Jane Bardon ABC News 14 Dec 18;

Widespread coral bleaching is forecast for waters off the Northern Australia coast, due to above-average sea surface temperatures that could last for up to two months.

Rising sea surface temperatures prompted the National Oceanic and Atmospheric Administration, part of the US Department of Commerce, to issue a "Red Alert Level 1" for coral bleaching off most of the Northern Territory coastline, apart from the Gulf of Carpentaria.

North of the Tiwi Islands, where sea surface temperatures have topped 33 degrees Celsius, a "Red Alert Level 2" has been put in place.

The administration said that meant there was a 60 per cent chance of mass coral bleaching across those areas.

It has forecast that all of the Territory's coastal waters, apart from parts of the Gulf of Carpentaria, will be on "Red Alert Level 2" by January.

"It looks like a large mass of really hot water is coming down through Indonesia, and it's going to sit above the Northern Territory and Kimberley Coast," the Australian Marine Conservation Society's northern campaigner Jason Fowler said.

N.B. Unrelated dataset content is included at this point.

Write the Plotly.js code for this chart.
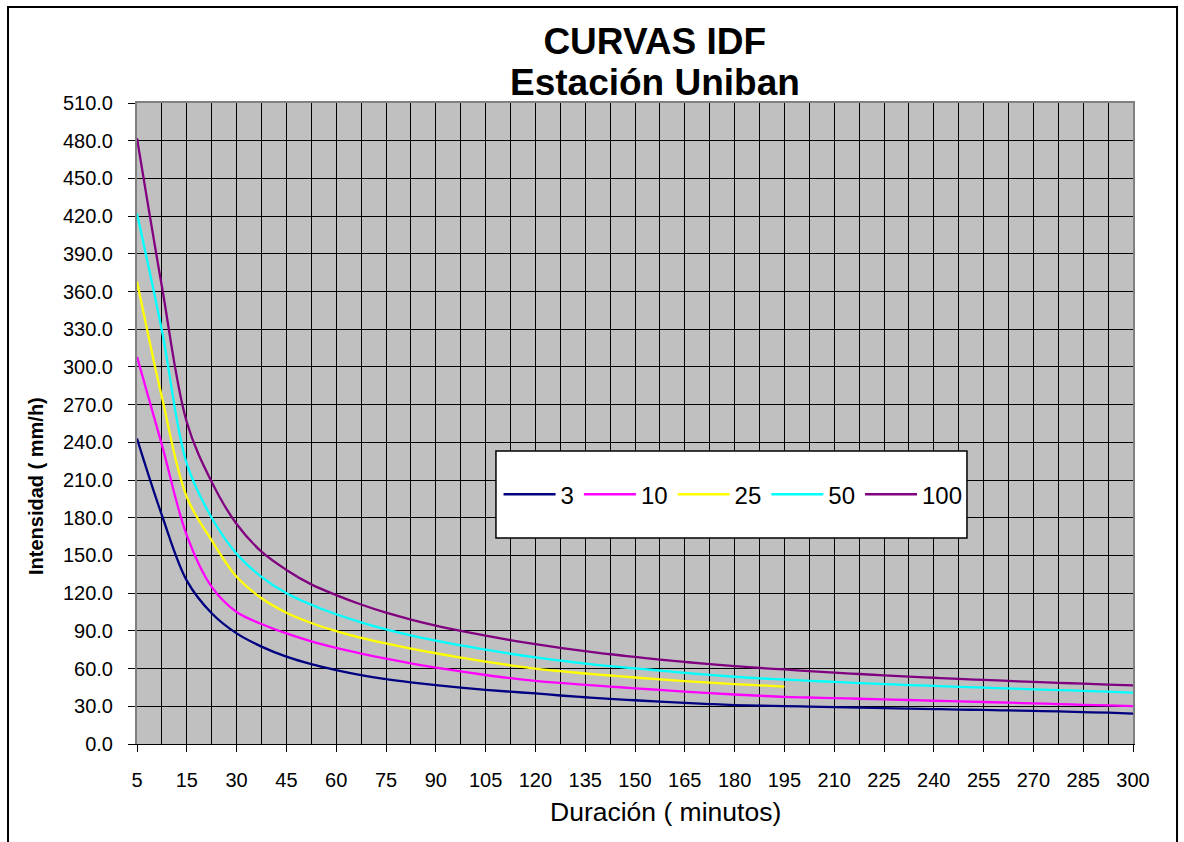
<!DOCTYPE html>
<html>
<head>
<meta charset="utf-8">
<script src="https://cdn.plot.ly/plotly-3.0.1.min.js"></script>
<style>
  html, body { margin: 0; padding: 0; background: #ffffff; }
  #chart { width: 1184px; height: 842px; }
</style>
</head>
<body>
<div id="chart"></div>
<script>
// Duration categories (minutes); only every second one is labelled on the axis
const durations = ['5','10','15','22.5','30','37.5','45','52.5','60','67.5','75','82.5','90','97.5','105','112.5','120','127.5','135','142.5','150','157.5','165','172.5','180','187.5','195','202.5','210','217.5','225','232.5','240','247.5','255','262.5','270','277.5','285','292.5','300'];
const tickLabels = ['5','15','30','45','60','75','90','105','120','135','150','165','180','195','210','225','240','255','270','285','300'];

// Return periods (years)
const seriesNames = ['3','10','25','50','100'];

// Intensity (mm/h)
const i3   = [243,182,130,104,88,77.5,69.5,63.5,58.8,54.8,51.6,49,46.8,44.8,43.1,41.6,40.2,38.6,37.2,35.9,34.8,33.7,32.7,31.8,31,30.5,30.2,29.8,29.4,29,28.6,28.2,27.8,27.4,27.1,26.7,26.3,25.9,25.4,24.9,24.2];
const i10  = [308,238,166,125,105,95.5,88,81.7,76.5,72,67.9,64.2,60.8,57.7,54.9,52.4,50.3,48.6,47.1,45.7,44.3,43,41.7,40.5,39.4,38.4,37.5,37,36.5,36,35.5,35,34.4,33.9,33.4,32.9,32.3,31.8,31.2,30.7,30.1];
const i25  = [368,276,196.5,162,133,116,104.5,96.3,89.8,84.5,80,75.9,72.2,68.8,65.6,62.6,59.9,57.9,56.1,54.5,52.9,51.4,50.1,48.8,47.7,46.7,45.7];
const i50  = [422,329,223,180,151.4,133,120,110.8,103.2,96.8,91.2,86.4,82.2,78.4,75,71.8,68.9,66.4,64,61.9,60.2,58.4,56.6,55,53.5,52.2,51.3,50.3,49.4,48.5,47.7,46.9,46.2,45.5,44.8,44.2,43.5,42.9,42.3,41.7,40.8];
const i100 = [482,364,256,208.5,175,153,138.5,127,118.5,111,104.5,99,94.2,90,86.2,82.6,79.4,76.5,73.9,71.4,69.3,67.2,65.3,63.5,61.9,60.5,59.3,58,56.8,55.7,54.6,53.6,52.7,51.8,51,50.2,49.4,48.7,48,47.3,46.6];

const seriesValues = [i3, i10, i25, i50, i100];
const seriesColors = ['#000080','#FF00FF','#FFFF00','#00FFFF','#800080'];

const traces = seriesValues.map((vals, k) => ({
  type: 'scatter',
  mode: 'lines',
  name: seriesNames[k],
  x: durations.slice(0, vals.length),
  y: vals,
  line: { color: seriesColors[k], width: 2.3, shape: 'spline', smoothing: 1 },
  hoverinfo: 'x+y+name'
}));

// empty helper trace so the overlay axis carrying the vertical grid is built
traces.push({
  type: 'scatter', mode: 'lines', x: [], y: [],
  xaxis: 'x2', yaxis: 'y', showlegend: false, hoverinfo: 'skip'
});

const FONT = 'Arial, "Liberation Sans", sans-serif';

const layout = {
  width: 1184,
  height: 842,
  margin: { l: 137, r: 51, t: 103, b: 98 },
  paper_bgcolor: '#ffffff',
  plot_bgcolor: '#C0C0C0',
  font: { family: FONT, color: '#000000' },
  title: {
    text: '<b>CURVAS IDF</b>',
    font: { family: FONT, size: 37, color: '#000000' },
    x: 0.553, xanchor: 'center',
    y: 1 - 41 / 842, yanchor: 'middle', yref: 'container'
  },
  showlegend: true,
  legend: {
    orientation: 'h',
    x: 0.363, xanchor: 'left',
    y: 0.389, yanchor: 'middle',
    bgcolor: 'rgba(0,0,0,0)',
    borderwidth: 0,
    font: { family: FONT, size: 24, color: '#000000' },
    itemwidth: 52,
    tracegroupgap: 0
  },
  xaxis: {
    type: 'category',
    categoryorder: 'array',
    categoryarray: durations,
    range: [0, durations.length - 1],
    tickmode: 'array',
    tickvals: tickLabels,
    ticktext: tickLabels,
    ticks: 'outside', ticklen: 7, tickwidth: 1, tickcolor: '#000000',
    ticklabelstandoff: 11,
    tickfont: { family: FONT, size: 20, color: '#000000' },
    showgrid: false,
    showline: true, linecolor: '#000000', linewidth: 1,
    zeroline: false
  },
  xaxis2: {
    overlaying: 'x',
    anchor: 'y',
    side: 'top',
    type: 'linear',
    range: [0, durations.length - 1],
    dtick: 1, tick0: 0,
    showgrid: true, gridcolor: '#000000', gridwidth: 1,
    showticklabels: false, ticks: '',
    showline: true, linecolor: '#808080', linewidth: 2,
    zeroline: false,
    fixedrange: true
  },
  yaxis: {
    range: [0, 510],
    dtick: 30, tick0: 0,
    tickformat: '.1f',
    ticks: 'outside', ticklen: 7, tickwidth: 1, tickcolor: '#000000',
    ticklabelstandoff: 11,
    tickfont: { family: FONT, size: 20, color: '#000000' },
    showgrid: true, gridcolor: '#000000', gridwidth: 1,
    showline: true, linecolor: '#808080', linewidth: 2, mirror: true,
    zeroline: false
  },
  annotations: [
    { text: '<b>Estación Uniban</b>', xref: 'paper', yref: 'paper',
      x: (655 - 137) / 996, y: (744 - 82) / 641, xanchor: 'center', yanchor: 'middle',
      showarrow: false, font: { family: FONT, size: 37, color: '#000000' } },
    { text: 'Duración ( minutos)', xref: 'paper', yref: 'paper',
      x: (665 - 137) / 996, y: (744 - 812) / 641, xanchor: 'center', yanchor: 'middle',
      showarrow: false, font: { family: FONT, size: 26.5, color: '#000000' } },
    { text: '<b>Intensidad ( mm/h)</b>', xref: 'paper', yref: 'paper', textangle: -90,
      x: (36 - 137) / 996, y: (744 - 486) / 641, xanchor: 'center', yanchor: 'middle',
      showarrow: false, font: { family: FONT, size: 20, color: '#000000' } }
  ],
  shapes: [
    { type: 'rect', xref: 'paper', yref: 'paper', layer: 'above',
      x0: 0.3604, x1: 0.8333, y0: 0.3214, y1: 0.4571,
      fillcolor: '#ffffff', line: { color: '#000000', width: 1.5 } },
    { type: 'rect', xref: 'paper', yref: 'paper', layer: 'below',
      x0: -0.1295, x1: 1.0442, y0: -0.17, y1: 1.1498,
      fillcolor: 'rgba(0,0,0,0)', line: { color: '#000000', width: 2 } }
  ]
};

Plotly.newPlot('chart', traces, layout, { displayModeBar: false, responsive: false });
</script>
</body>
</html>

"The administration is predicting we will have at least eight weeks of above-average sea surface temperatures over 33 degrees, so this bleaching event could last some time."

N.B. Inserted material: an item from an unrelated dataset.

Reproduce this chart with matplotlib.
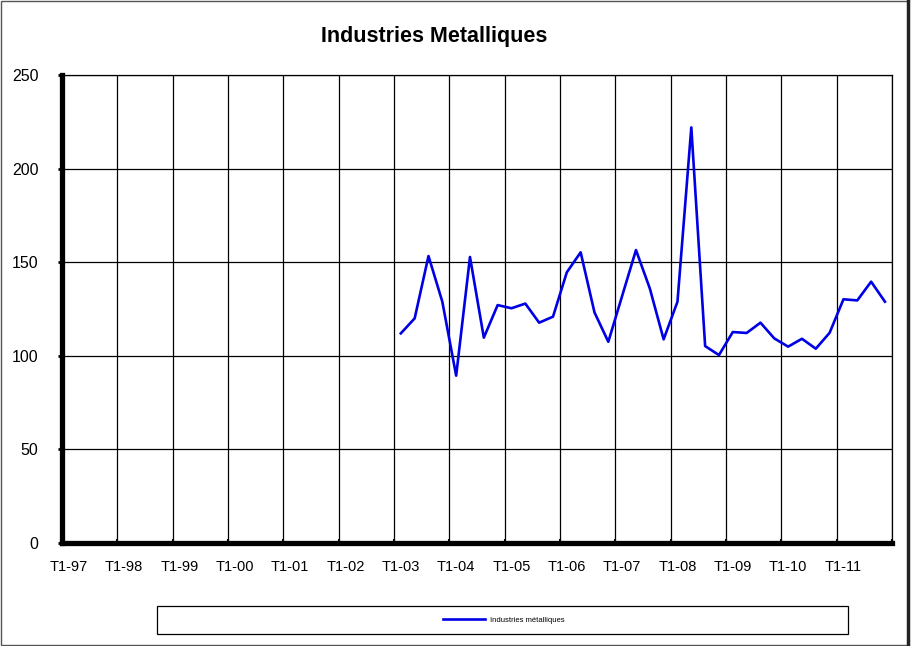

The administration correctly predicted there would be coral bleaching off the Territory coast, including near the Cobourg Peninsula, earlier this year and in 2016.

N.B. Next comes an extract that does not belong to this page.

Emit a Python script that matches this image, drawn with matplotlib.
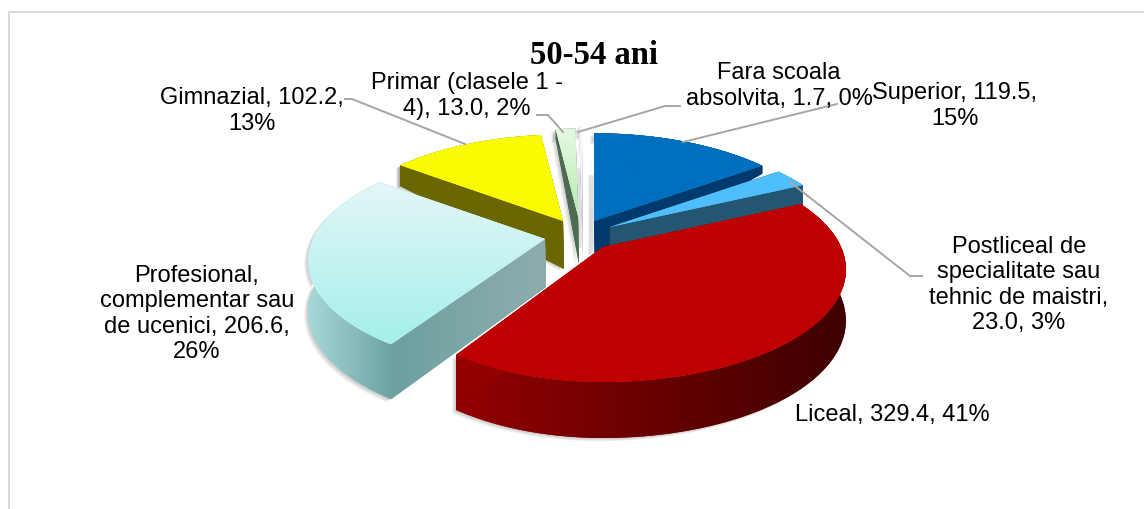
import numpy as np
import matplotlib
matplotlib.use('Agg')
import matplotlib.pyplot as plt
from matplotlib.colors import LinearSegmentedColormap
from matplotlib.patches import Polygon

categories = ['Superior', 'Postliceal de specialitate sau tehnic de maistri', 'Liceal',
              'Profesional, complementar sau de ucenici', 'Gimnazial',
              'Primar (clasele 1 - 4)', 'Fara scoala absolvita']
values = [119.5, 23.0, 329.4, 206.6, 102.2, 13.0, 1.7]

# line breaks of each data label, value and percent get filled in below
label_lines = [
    'Superior, {v},\n{p}%',
    'Postliceal de\nspecialitate sau\ntehnic de maistri,\n{v}, {p}%',
    'Liceal, {v}, {p}%',
    'Profesional,\ncomplementar sau\nde ucenici, {v},\n{p}%',
    'Gimnazial, {v},\n{p}%',
    'Primar (clasele 1 -\n4), {v}, {p}%',
    'Fara scoala\nabsolvita, {v}, {p}%',
]
label_pos = [(955, 106), (1019, 285), (892, 415), (197, 314), (252, 111), (467, 96), (779, 86)]

# screen position of each slice tip (exploded 3D pie)
apex = [(594, 222), (610, 228), (603, 248), (545, 240), (563, 222), (578, 217), (582, 215)]
back_slope = [72, 60, 40, 40, 48, 40, 40]
radius_scale = [0.975, 0.975, 1.0, 0.975, 0.96, 0.97, 0.97]
left_scale = [1.0, 1.0, 0.93, 1.0, 1.0, 1.0, 1.0]

top_colors = [['#006fbf', '#006fbf'], ['#4fbefc', '#4fbefc'], ['#bf0000', '#bf0000'],
              ['#e4f7f7', '#a4efeb'], ['#fbfb00', '#fbfb00'], ['#e6f8e4', '#b4eeae'],
              ['#f6f8fc', '#eef1f8']]
wall_colors = [['#003a6e', '#003a6e'], ['#003a6e', '#003a6e'], ['#930000', '#3e0000'],
               ['#a8d8d8', '#6fa3a3'], ['#6b6700', '#6b6700'], ['#5a7a5c', '#5a7a5c'],
               ['#c5cad4', '#c5cad4']]
face_colors = [['#003a6e', '#003a6e'], ['#245672', '#245672'], ['#930000', '#930000'],
               ['#6da0a0', '#8fadad'], ['#6b6700', '#6b6700'], ['#4f6b52', '#4f6b52'],
               ['#b8bec8', '#b8bec8']]

leaders = [
    [(683, 143), (837, 105)],
    [(790, 183), (910, 277), (922, 277)],
    [],
    [],
    [(465, 145), (352, 100), (345, 100)],
    [(563, 133), (548, 116), (537, 116)],
    [(578, 133), (665, 107), (680, 107)],
]

RX, RY, PERSP = 238, 108, 0.2


def project(theta, tip, slope, scale, left):
    th = np.radians(theta)
    y = np.cos(th)
    s = scale / (1 + PERSP * y)
    dx = RX * np.sin(th) * s
    px = tip[0] + np.where(dx < 0, dx * left, dx)
    py = tip[1] - RY * y * s
    d = np.where(y > 0, np.maximum(50 - slope * y, 8), 50 - 6 * y)
    return px, py, d


def gradient_poly(ax, xy, colors, vertical, z):
    xy = np.asarray(xy)
    x0, x1 = xy[:, 0].min(), xy[:, 0].max()
    y0, y1 = xy[:, 1].min(), xy[:, 1].max()
    cmap = LinearSegmentedColormap.from_list('c', colors)
    grad = np.linspace(0, 1, 256)
    grad = grad[:, None] if vertical else grad[None, :]
    poly = Polygon(xy, closed=True, facecolor=colors[0], edgecolor='none', zorder=z)
    ax.add_patch(poly)
    im = ax.imshow(grad, extent=(x0, x1, y1, y0), cmap=cmap, aspect='auto', zorder=z, vmin=0, vmax=1)
    im.set_clip_path(poly)


fig = plt.figure(figsize=(11.44, 5.10), dpi=100)
ax = fig.add_axes([0, 0, 1, 1])

edges = np.concatenate([[0], np.cumsum(values)]) / sum(values) * 360
order = [0, 1, 6, 5, 4, 3, 2]
z = 2
for i in order:
    tip = apex[i]
    thetas = np.linspace(edges[i], edges[i + 1], 80)
    ax_, ay_, d = project(thetas, tip, back_slope[i], radius_scale[i], left_scale[i])
    top = np.column_stack([np.r_[tip[0], ax_], np.r_[tip[1], ay_]])
    wall = np.column_stack([np.r_[ax_, ax_[::-1]], np.r_[ay_, (ay_ + d)[::-1]]])
    tip_low = (tip[0] + 1, tip[1] + 48)
    face1 = [tip, (ax_[0], ay_[0]), (ax_[0], ay_[0] + d[0]), tip_low]
    face2 = [tip, (ax_[-1], ay_[-1]), (ax_[-1], ay_[-1] + d[-1]), tip_low]

    # soft shadow around the lower outline
    for off in (1, 2, 3, 4):
        ax.add_patch(Polygon(wall + [-off, off * 0.8], closed=True, facecolor='#404040', alpha=0.07,
                             edgecolor='none', zorder=z))
        ax.add_patch(Polygon(np.array(face1) + [-off, off * 0.5], closed=True, facecolor='#404040', alpha=0.07,
                             edgecolor='none', zorder=z))
    if i in (0, 6):
        for off in (1, 2, 3, 4, 5):
            ax.plot([tip[0] - off] * 2, [tip[1] - 45, tip[1] + 33], color='#404040', alpha=0.09, lw=1.2, zorder=z)
    z += 1
    gradient_poly(ax, wall, wall_colors[i], False, z)
    z += 1
    gradient_poly(ax, face1, face_colors[i], False, z)
    z += 1
    gradient_poly(ax, face2, face_colors[i], False, z)
    z += 1
    gradient_poly(ax, top, top_colors[i], True, z)
    z += 1

total = sum(values)
for i in range(len(values)):
    text = label_lines[i].format(v=f'{values[i]:.1f}', p=round(values[i] / total * 100))
    ax.text(label_pos[i][0], label_pos[i][1], text, ha='center', va='center', fontsize=17,
            family='Liberation Sans', color='black', linespacing=1.21, zorder=100)
    if leaders[i]:
        pts = np.array(leaders[i])
        ax.plot(pts[:, 0], pts[:, 1], color='#a6a6a6', lw=1.4, zorder=90)

ax.text(594, 56, '50-54 ani', ha='center', va='center', fontsize=23.5, fontweight='bold',
        family='Liberation Serif', color='black', zorder=100)

# chart area border, cut by the image edge on the right and bottom
ax.plot([9, 9, 1144], [510, 12.5, 12.5], color='#d9d9d9', lw=1.4, zorder=1)

ax.set_xlim(0, 1144)
ax.set_ylim(510, 0)
ax.axis('off')
fig.savefig('out.png', dpi=100)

In 2016, reefs off Arnhem Land and some parts of the Gulf of Carpentaria were bleached, and there was a mass die-off of mangroves stretching from Borroloola to Queensland.

'We expect just as bad, if not worse coral bleaching'
In the same year, sand temperatures on Bare Sand Island — a key flatback turtle nesting area — were so high, all of the hatchlings were incubated as females, and no males were born.

"In 2016 we saw widespread bleaching and the conditions predicted now are just as bad, so we expect just as bad, if not worse coral bleaching," Mr Fowler said.

He said cyclone systems could have a cooling effect on the sea surface temperature, but when reefs bleached during years in close succession, it was more difficult for corals to recover and recolonise dead areas.

Mr Fowler has called on both the Northern Territory and Federal Governments to increase efforts to reduce carbon emissions to try and slow ocean warming.

"The Northern Territory seafood industry and coastal communities are at risk from this, so we really need to get on with reducing emissions," he said.

"And we need to get scientists out to the reefs to start studying the impacts."

Mr Fowler said he hoped the Northern Territory Government's forthcoming Coastal and Marine Management Strategy would contain measures designed to reduce other stresses on the Territory's coral reefs.

An underwater photo of fish swimming around bleached coral.
PHOTO: A red alert for coral bleaching has been issued for most of the NT coastline (ABC News: Jane Bardon)
"We need to regulate fishing pressure, make sure reefs are not stressed by industrial developments," he said.

"And to make sure our rivers are flowing freely and unpolluted into the sea to help reefs function and recover from bleaching events as best as possible."

The Government has said it expects to release its Coastal and Marine Management Strategy next year.